Boris Johnson says Britons need to 'get back to office'03/28/2021
Boris Johnson sparks row after saying Britons have had enough ‘days off’ during pandemic and need to get ‘back to the office’
- PM decried idea of post-lockdown Bank Holiday saying enough ‘days off’ already
- Boris Johnson told Tory spring conference people need to get ‘back to the office’
- Fears that move to working from home risks devastating city centres and pubs
Boris Johnson has sparked a row by saying Britons have had enough ‘days off’ as he dismissed calls for a bank holiday when lockdown is lifted.
The PM was accused of being ‘irresponsible’ after he insisted the most important thing is to get people ‘back into the office’ when the pandemic subsides.
The remark came as Mr Johnson addressed the online Conservative spring forum yesterday, delivering an upbeat message about his hopes for getting back to normal.
There have been warnings that the huge move to home working during Covid could permanently devastate city centres, hold back young people at the start of their careers and hamper team working.
Boris Johnson was accused of being ‘irresponsible’ after he insisted the most important thing is to get people ‘back into the office’ when the pandemic subsides
There have been warnings that the huge move to home working during Covid could permanently devastate city centres. Pictured, central London yesterday
The premier said he can see ‘nothing’ in coronavirus data to change his lockdown easing roadmap, and joked that he is looking forward to a pint and a haircut.
He said: ‘In just a few days’ time, I’m finally going to be able to go to the barbers.
‘But more important than that, I’m going to be able to go down the street and cautiously, but irreversibly, I’m going to drink a pint of beer in the pub.
‘And as things stand, I can see absolutely nothing in the data to dissuade me from continuing along our roadmap to freedom, unlocking our economy and getting back to the life we love.’
However, he added that a ‘third wave’ is being witnessed in parts of Europe and said ‘bitter experience’ has taught him that this could hit the UK ‘three weeks later’.

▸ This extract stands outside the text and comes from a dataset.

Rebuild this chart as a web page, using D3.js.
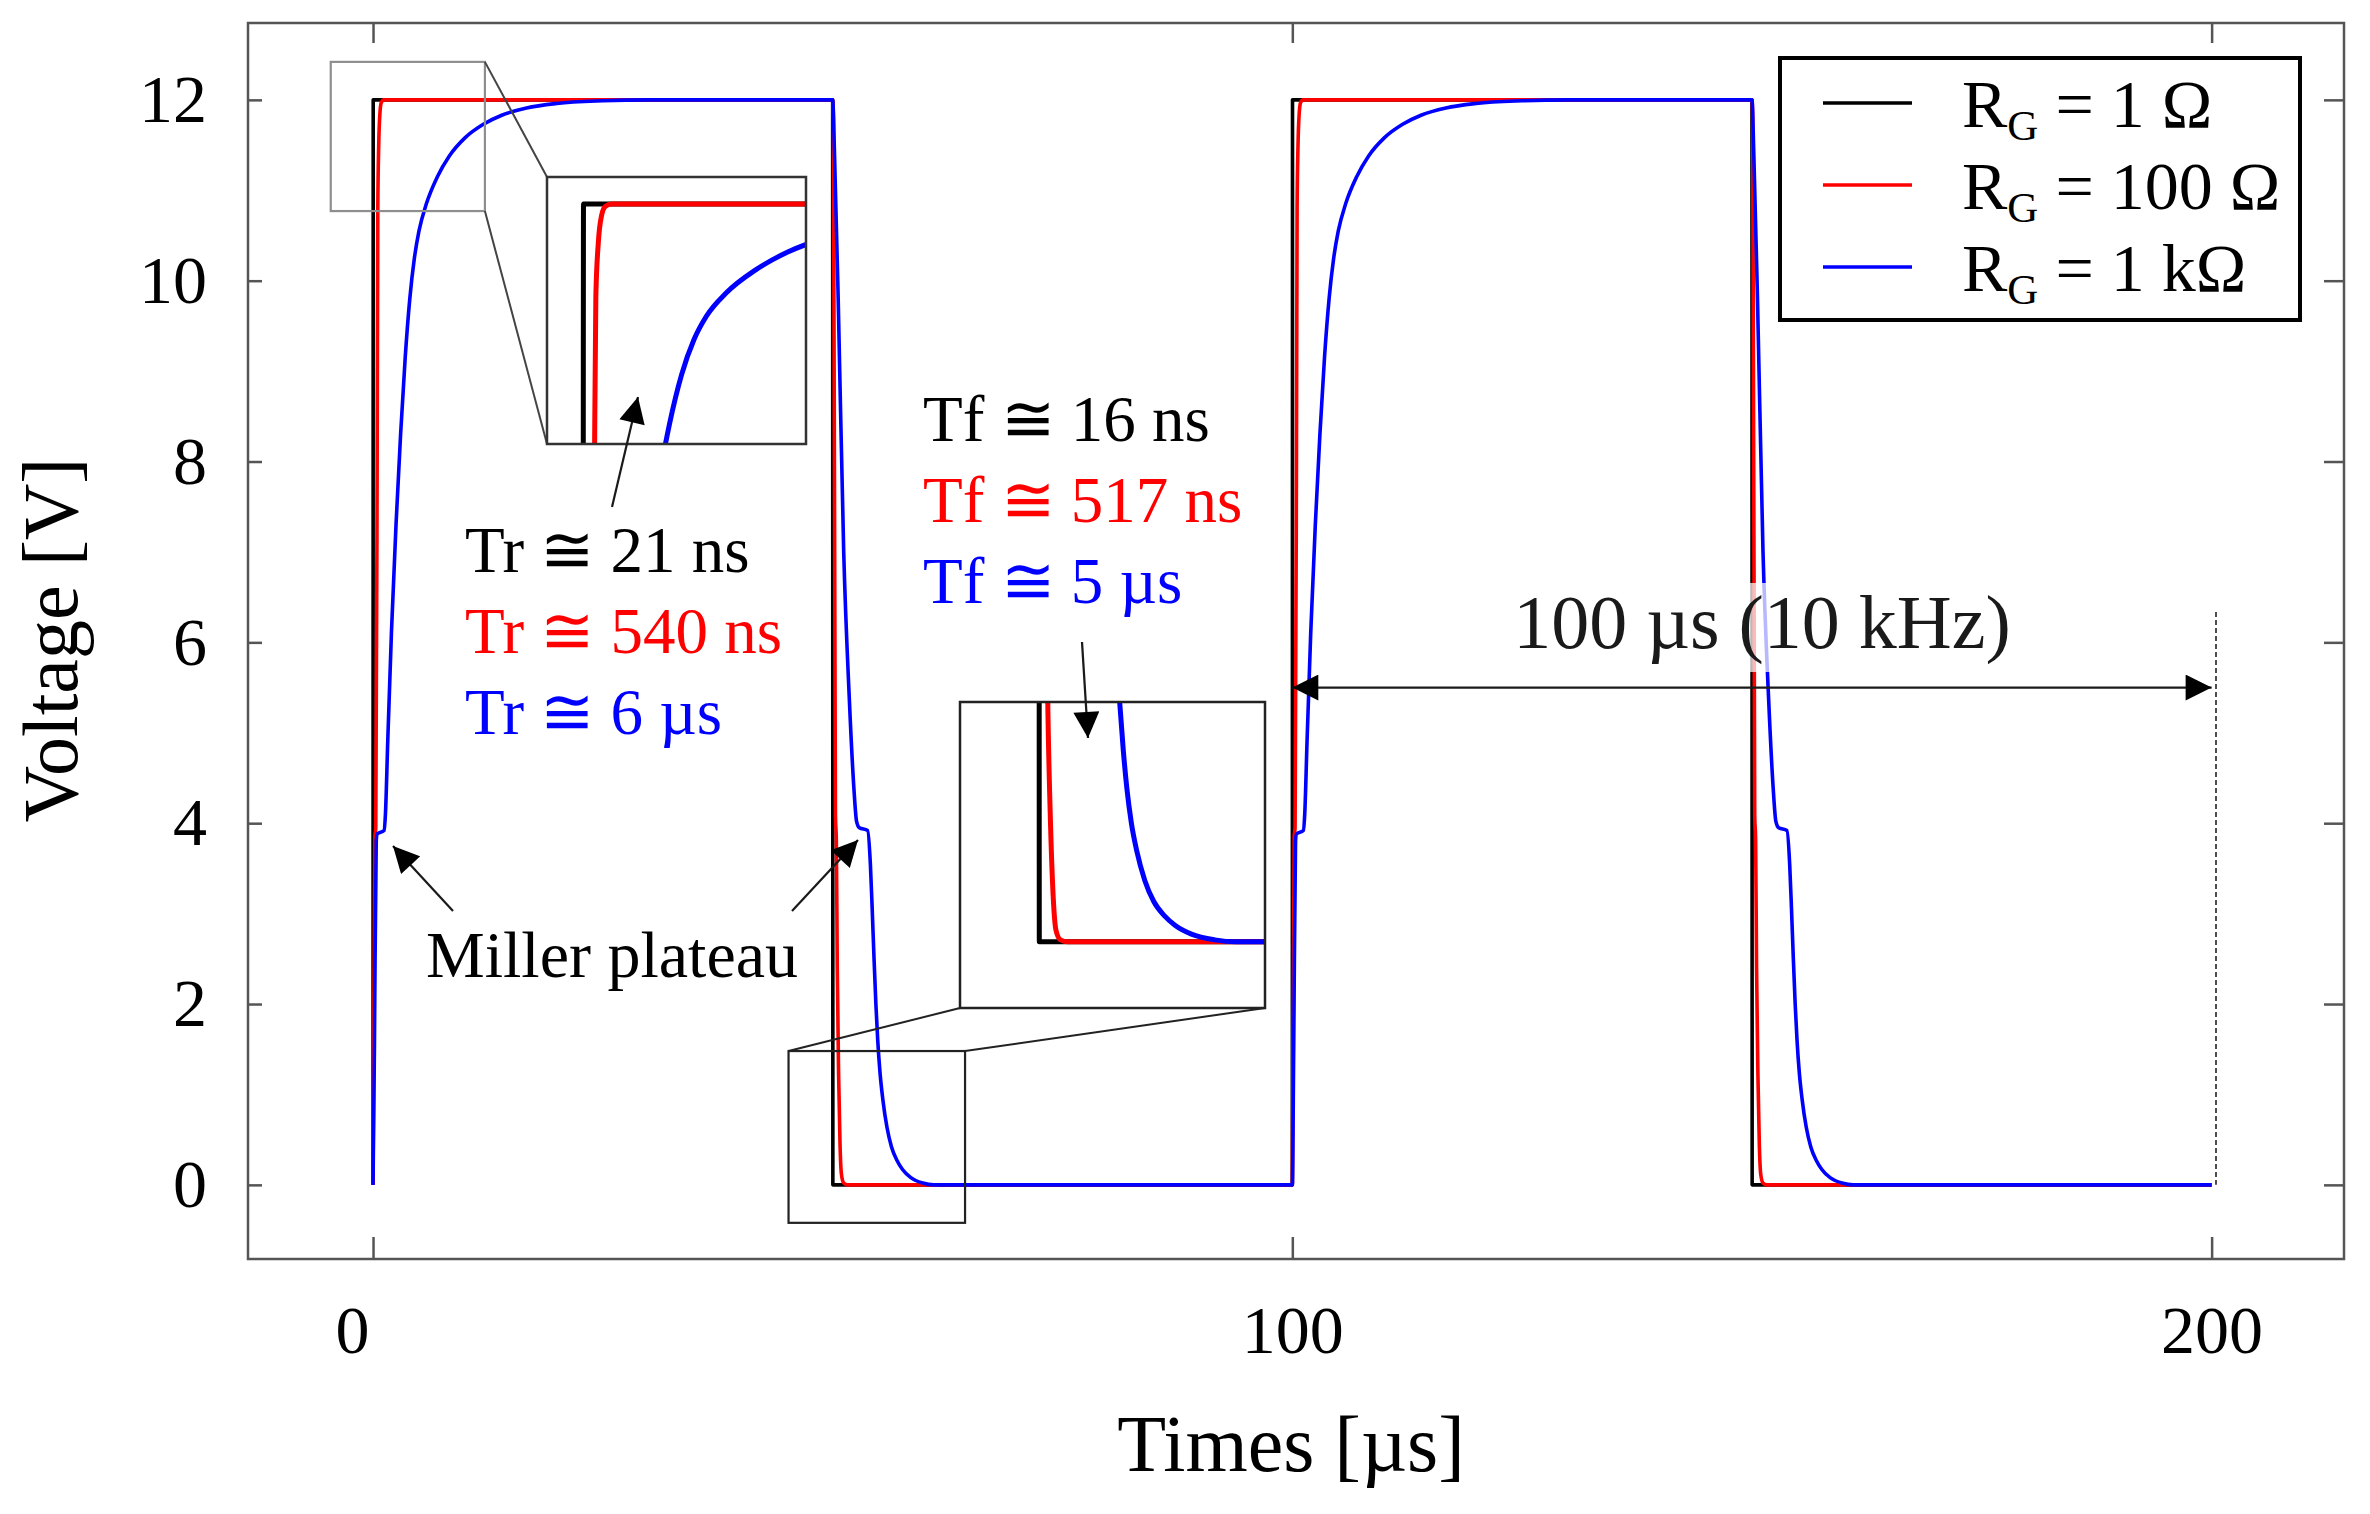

Asked whether the UK can have a bank holiday called ‘national hangover day’ once the pandemic subsides, he said Chancellor Rishi Sunak ‘was pretty keen’ for people to get back into the office.
‘The general view is people have had quite a few days off, and it wouldn’t be a bad thing for people to see their way round to making a passing stab at getting back into the office,’ he added.
Shadow employment minister Andy McDonald told the Observer Mr Johnson’s remarks were ‘cavalier’.
‘He is trying appease the libertarian wing of his party on the one hand by talking about getting back to the office, then suggesting he is being cautious. He just throws out comments like this. You can’t ride two horses at once. It is not leadership, it is simply cavalier,’ he said.
He suggested that employers should have a duty to grant requests for remote working where possible, rather than treating home working as days off.
‘A right to seek flexible and remote working should be matched by a duty on employers to grant such a request so far as is reasonable,’ he added.
Michael Head, senior research fellow in global health at Southampton University, said people should be encouraged to work from home ‘for the foreseeable future’.
‘At this point, the focus has to be on keeping new daily cases as low as possible, whilst the vaccination rollout continues,’ he said.
‘We know that transmission is higher when people gather indoors for prolonged periods of time. Therefore, people should be encouraged to continue working from home for the foreseeable future.’